Die Rechtsgüter Leben, Leib, Freiheit, Ehre und Eigentum werden zwar explizit in § 34 S. 1 StGB genannt, stellen jedoch keine abschließende Regelung dar. So soll nach dem Wortlaut des § 34 S. 1 StGB auch ein anderes Rechtsgut geschützt sein. Nach der h.M. macht die Einbeziehung eines anderen Rechtsguts deutlich, dass auch Allgemeingüter als notstandsfähige Rechtsgüter gelten. Damit schützt der rechtfertigende Notstand (§ 34 StGB) sowohl Individualrechtsgüter als auch Allgemeingüter.

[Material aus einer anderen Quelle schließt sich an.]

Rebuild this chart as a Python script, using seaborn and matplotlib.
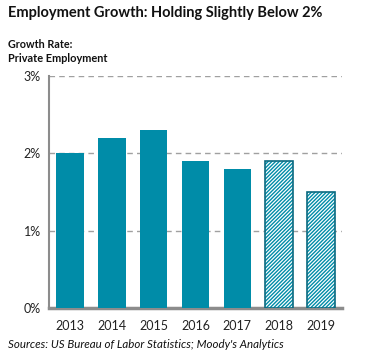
import matplotlib
matplotlib.use("Agg")
import matplotlib.pyplot as plt
import seaborn as sns
import pandas as pd
import numpy as np

years = ["2013", "2014", "2015", "2016", "2017", "2018", "2019"]
growth = [2.0, 2.2, 2.3, 1.9, 1.8, 1.9, 1.5]
forecast = [False, False, False, False, False, True, True]
yticks = [0, 1, 2, 3]
ytick_labels = ["0%", "1%", "2%", "3%"]

sns.set_theme(style="white")
plt.rcParams['font.family'] = ['Lato', 'DejaVu Sans']
plt.rcParams['hatch.linewidth'] = 1.0

TEAL = "#008CA8"
EDGE = "#0B6A80"

df = pd.DataFrame({"year": years, "growth": growth})

fig = plt.figure(figsize=(3.70, 3.63), dpi=100)
ax = fig.add_axes([49/370, 1 - 308/363, (342-49)/370, (308-76)/363])

sns.barplot(data=df, x="year", y="growth", color=TEAL, width=0.66, ax=ax,
            saturation=1, zorder=3)

for patch, fc in zip(ax.patches, forecast):
    if fc:
        patch.set_facecolor("white")
        patch.set_hatch("/" * 9)
        patch.set_edgecolor(EDGE)
        patch.set_linewidth(1.2)
        patch._hatch_color = matplotlib.colors.to_rgba(TEAL)
    else:
        patch.set_linewidth(0)

ax.set_ylim(0, 3)
ax.set_xlim(-0.5, 6.5)
ax.set_yticks(yticks)
ax.set_yticklabels(ytick_labels)
ax.set_xlabel("")
ax.set_ylabel("")
for y in [1, 2, 3]:
    ax.axhline(y, color="#A0A0A0", lw=1, ls=(0, (4, 3)), zorder=1)

for s in ["top", "right"]:
    ax.spines[s].set_visible(False)
ax.spines["left"].set_color("#8C8C8C")
ax.spines["left"].set_linewidth(1.5)
ax.spines["bottom"].set_color("#8C8C8C")
ax.spines["bottom"].set_linewidth(2.5)
ax.tick_params(axis="both", length=0, labelsize=9, colors="#222222", pad=6)
ax.tick_params(axis="x", pad=9)

renderer = fig.canvas.get_renderer()


def fitted_text(x, y, s, target_w, size, **kw):
    t = fig.text(x / 370, 1 - y / 363, s, fontsize=size, va="center", ha="left",
                 color="#111111", **kw)
    for _ in range(4):
        w = t.get_window_extent(renderer).width
        if w > 0:
            size = size * target_w / w
            t.set_fontsize(size)
    return t


fitted_text(8, 13, "Employment Growth: Holding Slightly Below 2%", 315, 12,
            fontweight="bold")
fitted_text(8, 45, "Growth Rate:", 65, 8.5, fontweight="bold")
fitted_text(8, 59, "Private Employment", 100, 8.5, fontweight="bold")
fitted_text(8, 345, "Sources: US Bureau of Labor Statistics; Moody's Analytics",
            277, 8.4, fontstyle="italic")

fig.savefig("out.png", dpi=100)
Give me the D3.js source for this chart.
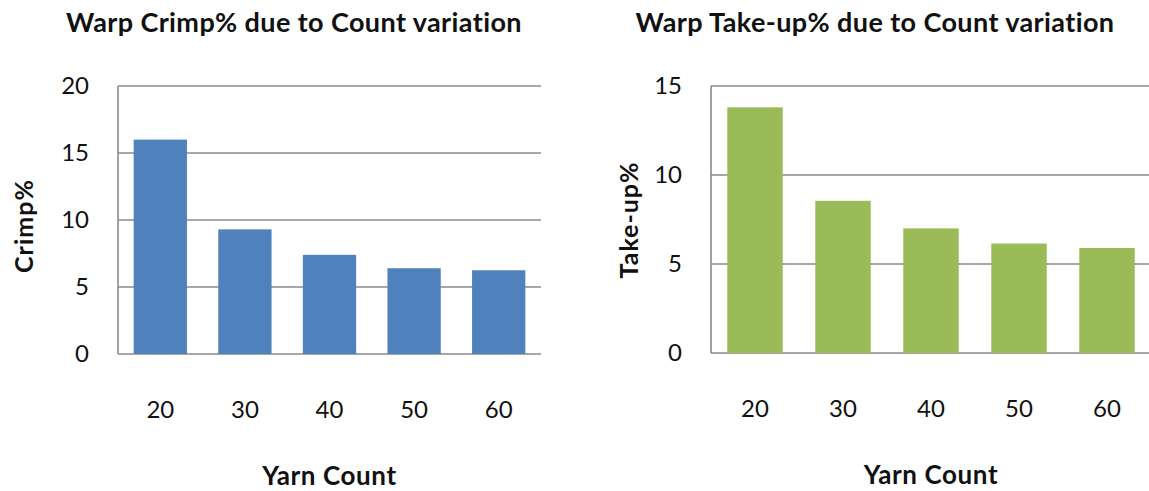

4. As Mitgefühl stellt ein notstandsfähiges Rechtsgut dar.

Nein, das trifft nicht zu!

Notstandsfähige Rechtsgüter sind nach der h.M. sowohl Individualgüter als auch Allgemeingüter. Das menschliche Mitgefühl ist bei jedem anders ausgeprägt und daher zu unbestimmt. Die h.M. schützt das Mitleid und Mitgefühl für Tiere nicht über den rechtfertigenden Notstand (§ 34 StGB).

5. Der Tierschutz stellt ein notstandsfähiges Rechtsgut dar.

Ja!

Notstandsfähige Rechtsgüter sind nach der h.M. sowohl Individualgüter als auch Allgemeingüter. Nach Art. 20 a GG ist Tierschutz als allgemeines Staatsschutzziel definiert, der sich auch auf den Schutz einzelner Tiere erstreckt. Die Gewährleistung des Tierschutzes betrifft somit das Allgemeininteresse und ist ein notstandsfähiges Rechtsgut.

6. Es besteht eine gegenwärtige Gefahr im Hinblick auf den Tierschutz.

Ja!

Eine Gefahr liegt vor, ⁣wenn bei ungestörtem Fortgang des Geschehens die Wahrscheinlichkeit des Schadenseintritts besteht. Eine gegenwärtige Gefahr liegt vor, ⁣wenn sich die Wahrscheinlichkeit eines Schadenseintritts so verdichtet hat, dass die zum Schutz des bedrohten Rechtsguts notwendigen Maßnahmen sofort einzuleiten sind.Die Schweine können sich in den Ställen kaum bewegen. Um dem Tierschutz Genüge zu tun, erfordert es jedoch einer ausreichenden Bewegungsfreiheit der Tiere.